To be considered for listings, send information at least two weeks in advance to:
Dish, WW, 822 SW 10th Ave., Portland, OR 97205. Fax: 243-1115.

BY CARYN B. BROOKS
cbrooks@wweek.com


GENTLE READERS:

"It's a new buffet era," Paul Lee, general manager of Todai, told Miss Dish as he gestured toward the 160-foot Japanese seafood buffet he oversees at the newly expanded Pioneer Place mall. Miss Dish would have to agree. The city has been abuzz about this Cali-focused franchise coming to town with its stomach-boggling array of sushi, sashimi, tempura and much, much more. The buffet stretches the length of a small city block, and the lunchtime lines curl out the door. It's just like Las Vegas, but you don't have to gamble away 100 bucks in a smoky, pathetic casino to get a crummy comp. During her visit, Miss Dish eyeballed many a synthetic-panted secretary and loads of thin, beautiful (bulimic?) Japanese girls scarfing down overladen plates of cornucopia.

Still, Miss Dish had questions. She pulled Mr. Lee away from his entrance duties, where he resembles a frantic trader on the exchange floor rather than a mild-mannered maitre d', to find out how Todai Franchising, LLC, swims.

* Todai in Portland employs 140 people.

* The restaurant seats close to 1,000 people a day.

* When the all-important, "Is it really kosher to put raw fish on a buffet table?" question came up, Lee said the quick turnover rate makes it highly unlikely that the fish would go bad. "Freshness is not a problem," he says confidently.

* When asked what the most popular dishes are, Lee replied, "Sushi is very hot. And people fall in love with our desserts."

* The buffet boasts lobster for the dinner run, specifically Canadian lobster. There is a reason. "Japanese prefer Canadian lobster over all others," says Lee. He cites the texture of the crustaceans up north as the main reason.

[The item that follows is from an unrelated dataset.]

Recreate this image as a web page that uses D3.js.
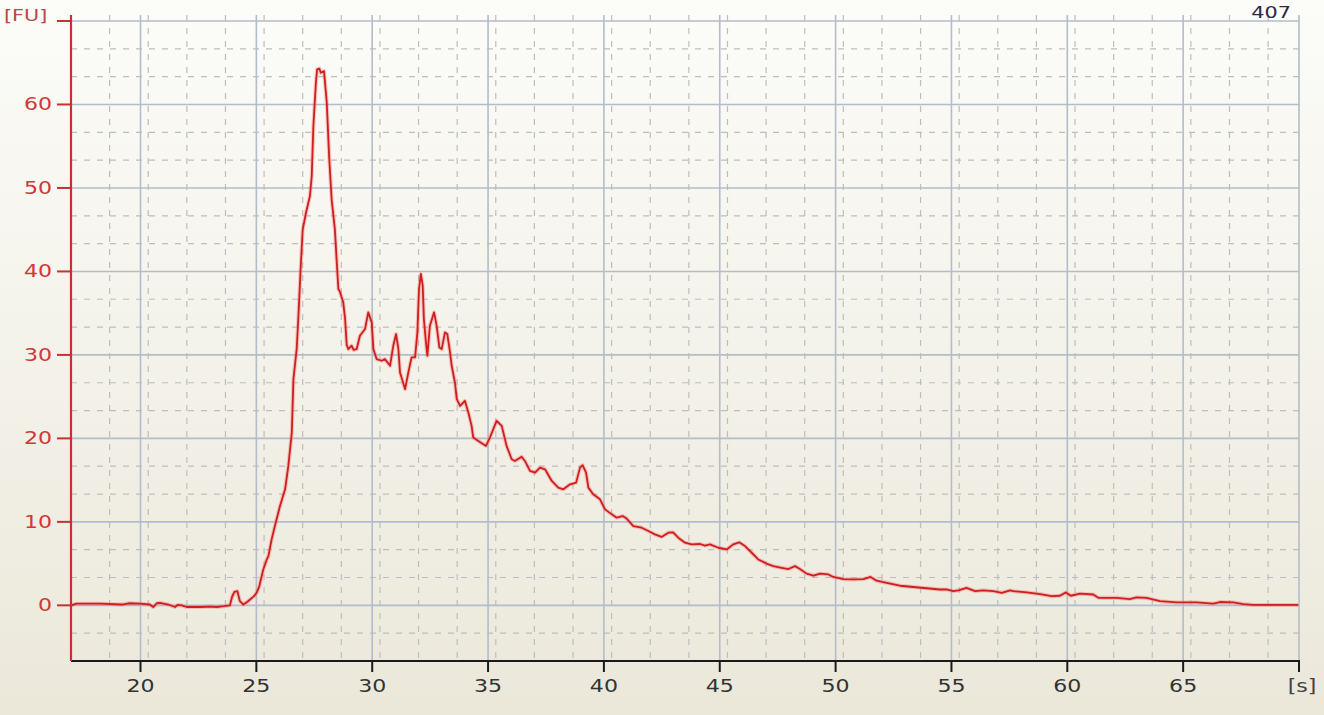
<!DOCTYPE html>
<html>
<head>
<meta charset="utf-8">
<script src="https://cdn.jsdelivr.net/npm/d3@7"></script>
<style>
  html, body { margin: 0; padding: 0; background: #efece0; }
  svg { display: block; }
</style>
</head>
<body>
<div id="chart"></div>
<script>
// electropherogram trace
const timeS = [17.0, 17.24, 18.25, 19.2, 19.5, 19.98, 20.4, 20.55, 20.7, 20.84, 21.2, 21.49, 21.6, 21.78, 21.99, 22.6, 23.0, 23.29, 23.6, 23.86,
  23.95, 24.05, 24.18, 24.29, 24.44, 24.6, 24.73, 24.9, 25.01, 25.13, 25.16, 25.3, 25.45, 25.52, 25.66, 25.8, 26.02, 26.24, 26.38, 26.53,
  26.6, 26.74, 26.81, 26.91, 27.0, 27.14, 27.31, 27.39, 27.46, 27.57, 27.62, 27.72, 27.78, 27.92, 28.04, 28.14, 28.25, 28.39, 28.47, 28.54,
  28.6, 28.75, 28.83, 28.9, 28.97, 29.11, 29.2, 29.33, 29.47, 29.69, 29.83, 29.98, 30.05, 30.19, 30.41, 30.55, 30.77, 30.91, 31.03, 31.13,
  31.2, 31.42, 31.56, 31.7, 31.85, 31.95, 32.02, 32.1, 32.18, 32.23, 32.32, 32.38, 32.49, 32.67, 32.78, 32.9, 33.0, 33.14, 33.24, 33.36,
  33.43, 33.57, 33.65, 33.79, 34.0, 34.15, 34.29, 34.36, 34.58, 34.91, 35.08, 35.37, 35.59, 35.8, 36.02, 36.16, 36.45, 36.59, 36.81, 37.03,
  37.24, 37.46, 37.75, 38.03, 38.25, 38.54, 38.8, 38.97, 39.08, 39.23, 39.33, 39.54, 39.83, 40.05, 40.34, 40.55, 40.81, 40.98, 41.27, 41.63,
  41.92, 42.2, 42.49, 42.78, 42.99, 43.21, 43.5, 43.79, 44.15, 44.36, 44.58, 44.94, 45.3, 45.58, 45.84, 46.09, 46.38, 46.66, 47.02, 47.31,
  47.67, 47.96, 48.25, 48.46, 48.75, 49.04, 49.33, 49.69, 49.9, 50.33, 50.76, 51.2, 51.51, 51.77, 52.2, 52.78, 53.35, 53.93, 54.5, 54.79,
  55.08, 55.3, 55.65, 56.02, 56.38, 56.81, 57.17, 57.53, 57.67, 58.25, 58.82, 59.33, 59.68, 59.94, 60.15, 60.55, 61.12, 61.34, 62.13, 62.7,
  62.99, 63.42, 64.0, 64.72, 65.58, 66.3, 66.59, 67.16, 67.6, 68.03, 69.97];
const fu = [0.0, 0.2, 0.2, 0.1, 0.25, 0.2, 0.1, -0.2, 0.25, 0.3, 0.1, -0.2, 0.05, 0.0, -0.2, -0.2, -0.15, -0.2, -0.1, 0.0,
  1.0, 1.6, 1.7, 0.5, 0.1, 0.4, 0.7, 1.1, 1.5, 2.3, 2.7, 4.3, 5.5, 5.9, 7.9, 9.5, 11.9, 13.9, 16.7, 20.7,
  27.1, 30.7, 34.3, 40.3, 45.0, 47.0, 49.0, 51.4, 57.4, 62.6, 64.2, 64.3, 63.8, 64.0, 60.2, 53.8, 48.6, 45.0, 41.1, 37.9,
  37.6, 36.3, 34.3, 31.2, 30.7, 31.1, 30.6, 30.7, 32.3, 33.1, 35.1, 33.9, 30.7, 29.5, 29.3, 29.5, 28.7, 31.1, 32.5, 30.7,
  27.9, 25.9, 27.9, 29.7, 29.7, 32.7, 37.9, 39.7, 38.3, 34.3, 31.5, 29.9, 33.5, 35.1, 33.5, 30.9, 30.7, 32.7, 32.5, 30.3,
  28.7, 26.7, 24.7, 23.9, 24.5, 23.1, 21.5, 20.1, 19.7, 19.1, 20.1, 22.1, 21.5, 19.1, 17.5, 17.3, 17.8, 17.3, 16.1, 15.9,
  16.5, 16.3, 14.9, 14.1, 13.9, 14.5, 14.7, 16.5, 16.8, 15.9, 14.1, 13.3, 12.7, 11.5, 10.9, 10.5, 10.7, 10.4, 9.5, 9.3,
  8.9, 8.5, 8.2, 8.7, 8.75, 8.1, 7.5, 7.3, 7.35, 7.15, 7.3, 6.9, 6.7, 7.3, 7.55, 7.1, 6.3, 5.5, 5.0, 4.7,
  4.5, 4.35, 4.7, 4.35, 3.8, 3.55, 3.8, 3.7, 3.4, 3.15, 3.1, 3.15, 3.4, 2.95, 2.7, 2.35, 2.2, 2.05, 1.9, 1.9,
  1.7, 1.8, 2.1, 1.7, 1.8, 1.7, 1.5, 1.8, 1.7, 1.55, 1.35, 1.1, 1.15, 1.55, 1.15, 1.4, 1.3, 0.9, 0.9, 0.75,
  0.95, 0.9, 0.5, 0.35, 0.35, 0.2, 0.4, 0.35, 0.15, 0.05, 0.05];

const xTicks = [20, 25, 30, 35, 40, 45, 50, 55, 60, 65];
const yTicks = [0, 10, 20, 30, 40, 50, 60];
const yMajor = [0, 10, 20, 30, 40, 50, 60, 70];
const xDomain = [17, 70];
const yDomain = [-20 / 3, 70];
const cornerText = "407";

const W = 1324, H = 715;
const mLeft = 71, mRight = 1299, mTop = 21, mBottom = 661;
const stretch = 1.3; // the source render is widened horizontally
const font = "DejaVu Sans, Verdana, sans-serif";

const svg = d3.select("#chart").append("svg")
  .attr("width", W).attr("height", H);

const grad = svg.append("defs").append("linearGradient")
  .attr("id", "bg").attr("x1", 0).attr("y1", 0).attr("x2", 0).attr("y2", 1);
grad.append("stop").attr("offset", "0%").attr("stop-color", "#fcfcf9");
grad.append("stop").attr("offset", "100%").attr("stop-color", "#ebe8da");
svg.append("rect").attr("width", W).attr("height", H).attr("fill", "url(#bg)");

const x = d3.scaleLinear().domain(xDomain).range([mLeft, mRight]);
const y = d3.scaleLinear().domain(yDomain).range([mBottom, mTop]);

// minor dashed grid, every third of a major step
const xMinor = d3.range(xDomain[0], xDomain[1] + 0.01, 5 / 3).filter(v => Math.abs(v / 5 - Math.round(v / 5)) > 0.01 && v > xDomain[0] + 0.1);
const yMinor = d3.range(yDomain[0], yDomain[1] + 0.01, 10 / 3).filter(v => Math.abs(v / 10 - Math.round(v / 10)) > 0.01 && v > yDomain[0] + 0.1);

const grid = svg.append("g");
grid.selectAll(".xm").data(xMinor).join("line")
  .attr("x1", d => x(d)).attr("x2", d => x(d))
  .attr("y1", mTop - 6).attr("y2", mBottom)
  .attr("stroke", "#bdbdbd").attr("stroke-width", 1.2).attr("stroke-dasharray", "6,7");
grid.selectAll(".ym").data(yMinor).join("line")
  .attr("x1", mLeft).attr("x2", mRight)
  .attr("y1", d => y(d)).attr("y2", d => y(d))
  .attr("stroke", "#bdbdbd").attr("stroke-width", 1.2).attr("stroke-dasharray", "6,7");
grid.selectAll(".xM").data(xTicks.concat([70])).join("line")
  .attr("x1", d => x(d)).attr("x2", d => x(d))
  .attr("y1", mTop - 6).attr("y2", mBottom)
  .attr("stroke", "#b4bccb").attr("stroke-width", 1.6);
grid.selectAll(".yM").data(yMajor).join("line")
  .attr("x1", mLeft).attr("x2", mRight)
  .attr("y1", d => y(d)).attr("y2", d => y(d))
  .attr("stroke", "#b4bccb").attr("stroke-width", 1.6);

// trace
const pts = timeS.map((t, i) => [t, fu[i]]);
const line = d3.line().x(d => x(d[0])).y(d => y(d[1]));
svg.append("path").datum(pts)
  .attr("d", line).attr("fill", "none")
  .attr("stroke", "#ff6060").attr("stroke-opacity", 0.35).attr("stroke-width", 4)
  .attr("stroke-linejoin", "round");
svg.append("path").datum(pts)
  .attr("d", line).attr("fill", "none")
  .attr("stroke", "#cc1f1f").attr("stroke-width", 1.8)
  .attr("stroke-linejoin", "round");

// x axis
svg.append("line")
  .attr("x1", mLeft).attr("x2", mRight + 1).attr("y1", mBottom).attr("y2", mBottom)
  .attr("stroke", "#1a1a1a").attr("stroke-width", 2);
svg.selectAll(".xt").data(xTicks.concat([70])).join("line")
  .attr("x1", d => x(d)).attr("x2", d => x(d))
  .attr("y1", mBottom).attr("y2", mBottom + 11)
  .attr("stroke", "#1a1a1a").attr("stroke-width", 2);
svg.selectAll(".xl").data(xTicks).join("text")
  .attr("transform", d => `translate(${x(d)},${mBottom + 31}) scale(${stretch},1)`)
  .attr("text-anchor", "middle")
  .style("font-family", font)
  .style("font-size", "17px").attr("fill", "#333")
  .text(d => d);
svg.append("text")
  .attr("transform", `translate(${mRight + 3},${mBottom + 31}) scale(${stretch},1)`)
  .attr("text-anchor", "middle")
  .style("font-family", font)
  .style("font-size", "17px").attr("fill", "#444")
  .text("[s]");

// y axis
svg.append("line")
  .attr("x1", mLeft).attr("x2", mLeft).attr("y1", mTop - 6).attr("y2", mBottom)
  .attr("stroke", "#c43232").attr("stroke-width", 2.2);
svg.selectAll(".yt").data(yMajor).join("line")
  .attr("x1", mLeft - 14).attr("x2", mLeft)
  .attr("y1", d => y(d)).attr("y2", d => y(d))
  .attr("stroke", "#c43232").attr("stroke-width", 2);
svg.selectAll(".yl").data(yTicks).join("text")
  .attr("transform", d => `translate(${mLeft - 19},${y(d) + 6}) scale(${stretch},1)`)
  .attr("text-anchor", "end")
  .style("font-family", font)
  .style("font-size", "17px").attr("fill", "#d03838")
  .text(d => d);
svg.append("text")
  .attr("transform", `translate(4,${mTop}) scale(${stretch},1)`)
  .style("font-family", font)
  .style("font-size", "16px").attr("fill", "#b84848")
  .text("[FU]");

svg.append("text")
  .attr("transform", `translate(${mRight - 8},${mTop - 3}) scale(${stretch},1)`)
  .attr("text-anchor", "end")
  .style("font-family", font)
  .style("font-size", "16px").attr("fill", "#2a2a4a")
  .text(cornerText);
</script>
</body>
</html>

* The Todai Corp. goes through 80,000 pounds of lobster a month.

* Do people plop their fat asses down and eat for hours on end? Yes, said Lee. Even in the first week of opening there have been people who stay from opening to closing. "That's OK," he says. "As long as they're having fun."

Rates to fill up at Todai:

$12.95
weekday lunch

$14.95
weekend lunch

$21.95
weekday dinner

$22.95
weekend dinner

Seniors over 65 get 20 percent off their dinner.

Todai plans to drop anchor in Seattle soon.

Miss Dish liked the green tea cheesecake.